━━ PROVIDED DATA ━━

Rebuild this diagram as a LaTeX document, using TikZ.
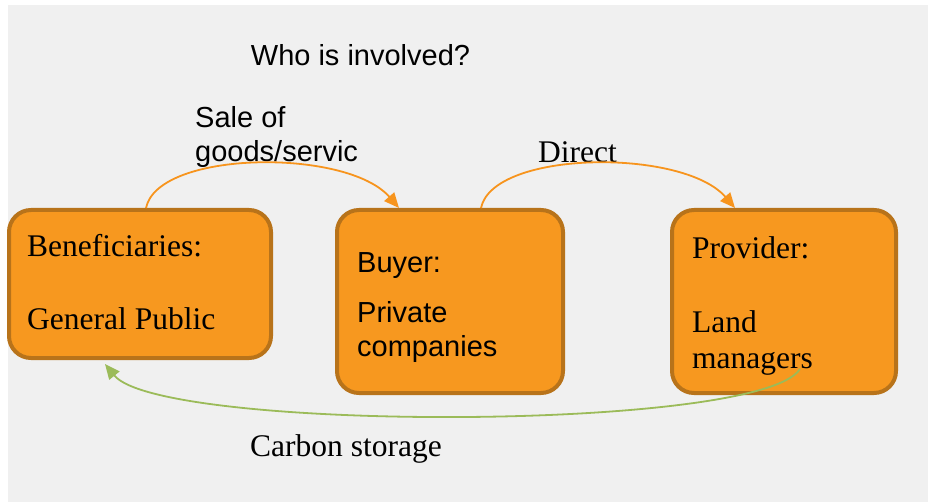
\documentclass[tikz,border=0pt]{standalone}
\usepackage{fontspec}
\setmainfont{Liberation Serif}
\newfontfamily\arialf{Liberation Sans}
\usetikzlibrary{arrows.meta}
\definecolor{bggray}{HTML}{F0F0F0}
\definecolor{boxfill}{HTML}{F7981F}
\definecolor{boxedge}{HTML}{B8731A}
\definecolor{arcorange}{HTML}{F7941D}
\definecolor{arcgreen}{HTML}{9BBB59}
\tikzset{
  box/.style={draw=boxedge, fill=boxfill, line width=4pt, rounded corners=22pt, inner sep=0pt},
  serif/.style={font=\fontsize{31.5}{36}\selectfont, anchor=base west, inner sep=0pt, text=black},
  sans/.style={font=\arialf\fontsize{29}{34}\selectfont, anchor=base west, inner sep=0pt, text=black},
  flow/.style={draw=arcorange, line width=1.8pt, -{Triangle[length=15pt,width=13pt]}},
  carbon/.style={draw=arcgreen, line width=1.8pt, -{Triangle[length=15pt,width=13pt]}}
}
\begin{document}
\begin{tikzpicture}[x=1pt,y=-1pt]
\useasboundingbox (0,0) rectangle (928,502);
\fill[white] (0,0) rectangle (928,502);
\fill[bggray] (8,5) rectangle (928,502);
% boxes
\node[box, minimum width=262pt, minimum height=148pt] (b1) at (140,284) {};
\node[box, minimum width=226pt, minimum height=183pt] (b2) at (450,301.5) {};
\node[box, minimum width=224pt, minimum height=183pt] (b3) at (784,301.5) {};
% texts
\node[sans] (title) at (250.7,66) {Who is involved?};
\node[serif] (t1a) at (27,257) {Beneficiaries:};
\node[serif] (t1b) at (27,330) {General Public};
\node[sans] (t2a) at (357,273) {Buyer:};
\node[sans] (t2b) at (357,322) {Private};
\node[sans] (t2c) at (357,356) {companies};
\node[serif] (t3a) at (692,259) {Provider:};
\node[serif] (t3b) at (692,332) {Land};
\node[serif] (t3c) at (692,368) {managers};
\node[sans] (l1a) at (195,128) {Sale of};
\node[sans] (l1b) at (195,162) {goods/servic};
\node[serif] (l2) at (538,163) {Direct};
\node[serif] (l3) at (250,456) {Carbon storage};
% connectors
\coordinate (s1) at ([xshift=139pt]b1.north west);
\coordinate (e1) at ([xshift=64pt]b2.north west);
\coordinate (s2) at ([xshift=146pt]b2.north west);
\coordinate (e2) at ([xshift=65pt]b3.north west);
\coordinate (s3) at ([xshift=130pt,yshift=26pt]b3.south west);
\coordinate (e3) at ([xshift=98pt,yshift=-4pt]b1.south west);
\draw[flow] (s1) .. controls ([xshift=12pt,yshift=58pt]s1) and ([xshift=-52pt,yshift=60pt]e1) .. (e1);
\draw[flow] (s2) .. controls ([xshift=12pt,yshift=58pt]s2) and ([xshift=-52pt,yshift=60pt]e2) .. (e2);
\draw[carbon] (s3) .. controls (760,432) and (160,432) .. (e3);
\end{tikzpicture}
\end{document}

━━━

EXERCISE REQUIREMENTS: Give back every line exactly as it stands, pictures excluded.

RESPONSE TO THIS EXERCISE:
Rebuild this diagram as a LaTeX document, using TikZ.
\documentclass[tikz,border=0pt]{standalone}
\usepackage{fontspec}
\setmainfont{Liberation Serif}
\newfontfamily\arialf{Liberation Sans}
\usetikzlibrary{arrows.meta}
\definecolor{bggray}{HTML}{F0F0F0}
\definecolor{boxfill}{HTML}{F7981F}
\definecolor{boxedge}{HTML}{B8731A}
\definecolor{arcorange}{HTML}{F7941D}
\definecolor{arcgreen}{HTML}{9BBB59}
\tikzset{
  box/.style={draw=boxedge, fill=boxfill, line width=4pt, rounded corners=22pt, inner sep=0pt},
  serif/.style={font=\fontsize{31.5}{36}\selectfont, anchor=base west, inner sep=0pt, text=black},
  sans/.style={font=\arialf\fontsize{29}{34}\selectfont, anchor=base west, inner sep=0pt, text=black},
  flow/.style={draw=arcorange, line width=1.8pt, -{Triangle[length=15pt,width=13pt]}},
  carbon/.style={draw=arcgreen, line width=1.8pt, -{Triangle[length=15pt,width=13pt]}}
}
\begin{document}
\begin{tikzpicture}[x=1pt,y=-1pt]
\useasboundingbox (0,0) rectangle (928,502);
\fill[white] (0,0) rectangle (928,502);
\fill[bggray] (8,5) rectangle (928,502);
% boxes
\node[box, minimum width=262pt, minimum height=148pt] (b1) at (140,284) {};
\node[box, minimum width=226pt, minimum height=183pt] (b2) at (450,301.5) {};
\node[box, minimum width=224pt, minimum height=183pt] (b3) at (784,301.5) {};
% texts
\node[sans] (title) at (250.7,66) {Who is involved?};
\node[serif] (t1a) at (27,257) {Beneficiaries:};
\node[serif] (t1b) at (27,330) {General Public};
\node[sans] (t2a) at (357,273) {Buyer:};
\node[sans] (t2b) at (357,322) {Private};
\node[sans] (t2c) at (357,356) {companies};
\node[serif] (t3a) at (692,259) {Provider:};
\node[serif] (t3b) at (692,332) {Land};
\node[serif] (t3c) at (692,368) {managers};
\node[sans] (l1a) at (195,128) {Sale of};
\node[sans] (l1b) at (195,162) {goods/servic};
\node[serif] (l2) at (538,163) {Direct};
\node[serif] (l3) at (250,456) {Carbon storage};
% connectors
\coordinate (s1) at ([xshift=139pt]b1.north west);
\coordinate (e1) at ([xshift=64pt]b2.north west);
\coordinate (s2) at ([xshift=146pt]b2.north west);
\coordinate (e2) at ([xshift=65pt]b3.north west);
\coordinate (s3) at ([xshift=130pt,yshift=26pt]b3.south west);
\coordinate (e3) at ([xshift=98pt,yshift=-4pt]b1.south west);
\draw[flow] (s1) .. controls ([xshift=12pt,yshift=58pt]s1) and ([xshift=-52pt,yshift=60pt]e1) .. (e1);
\draw[flow] (s2) .. controls ([xshift=12pt,yshift=58pt]s2) and ([xshift=-52pt,yshift=60pt]e2) .. (e2);
\draw[carbon] (s3) .. controls (760,432) and (160,432) .. (e3);
\end{tikzpicture}
\end{document}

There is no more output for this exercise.